In my line of work I have seen people quantify general model uncertainty, when using a logistic regression model, with an Agresti-Coull confidence interval. I am not convinced that this is correct, and I have not gotten a good explanation, nor reference that this is actually correct.
Example:
Let's say you have a dataset with 60.000 customers, where 58.000 are so-called "good" customers and 2000 are "bad" customers (the definition of "good" and "bad" is not important for the point here). The dependent variable takes the value 1, when the customer is "bad" and 0 when the customer is "good". It is then possible to use a logistic regression model to model the probability that a customer is "bad".

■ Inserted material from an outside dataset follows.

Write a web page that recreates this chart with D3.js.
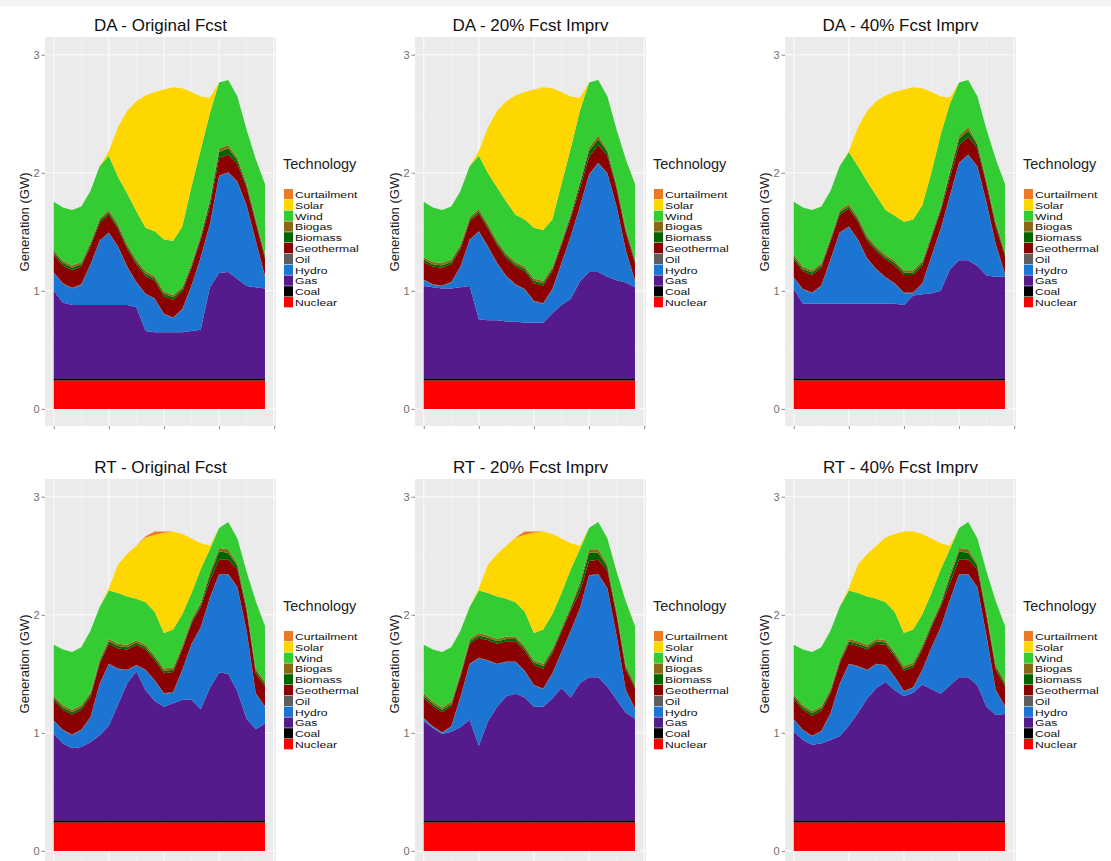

In order to quantify the general model uncertainty, the Agresti-Coull confidence interval is then used. In practice any binomial proportion confidence interval could be used. In the example below, a one-sided upper 95% confidence interval is used. Following Wikipedia, Agresti–Coull interval, I calculate the interval as,
- The proportion of "bad" customers is calculated as, $$\hat{p}=\frac{2.000}{60.000}=0.0333\space (3.33\%)$$
- $$z_{\alpha}=z_{0.05}=z=1.65$$
- Given $X$ successes in $n$ trials, define $$\tilde{n}=n+z^{2}=60.000 +1.65^{2}=60002.72$$ and $$\tilde{p}=\frac{1}{\tilde{n}}(X+\frac{z^{2}}{2})=0.0333\space(3.34\%)$$
- The (one-sided) upper interval is then calculated as, $$UL_{AC,95}=\tilde{p}+z\sqrt{\frac{\tilde{p}}{\tilde{n}}(1-\tilde{p})}=0.0346\space(3.46\%)$$ Given the above we can then calculate the general model uncertainty as the ratio of the upper limit of the Agresti-Coull interval and the observed proportion of "bad" customers. $$MODUNC=\frac{0.0346}{0.0333}=1.0369$$ From the above, we conclude that the general model uncertainty is around 3.69%.
Discussion:
One of the arguments goes that because the logistic regression model is calibrated to the level of "bad" customers in the dataset (the $3.33\%$ above), then we can use a binomial proportion confidence interval to quantify some sort of model uncertainty. However, the above approach does not take into account the number of explanatory variables, estimation method etc. Since the above method does not take into account any of the actual modelling choices, but only information about the sample I cannot see the rationale behind it, except that the estimated probabilities from the logistic regression model will equal the "bad" proportion in the dataset.
Further, I believe that general model uncertainty, should rather reflect the confidence intervals around the estimated probabilites from the logistic regression model. This is also what textbooks and other questions/answers on CrossValidated say.
Questions:
- Is the above method valid to quantify general model uncertainty? I believe its wrong.
- If it is a valid method, could someone give me some references, or explanation on why it is valid?
- How would you quantify model uncertainty in a logistic regression model? Using the estimated probabilities and their confidence limits, or some other way? Could you give some references?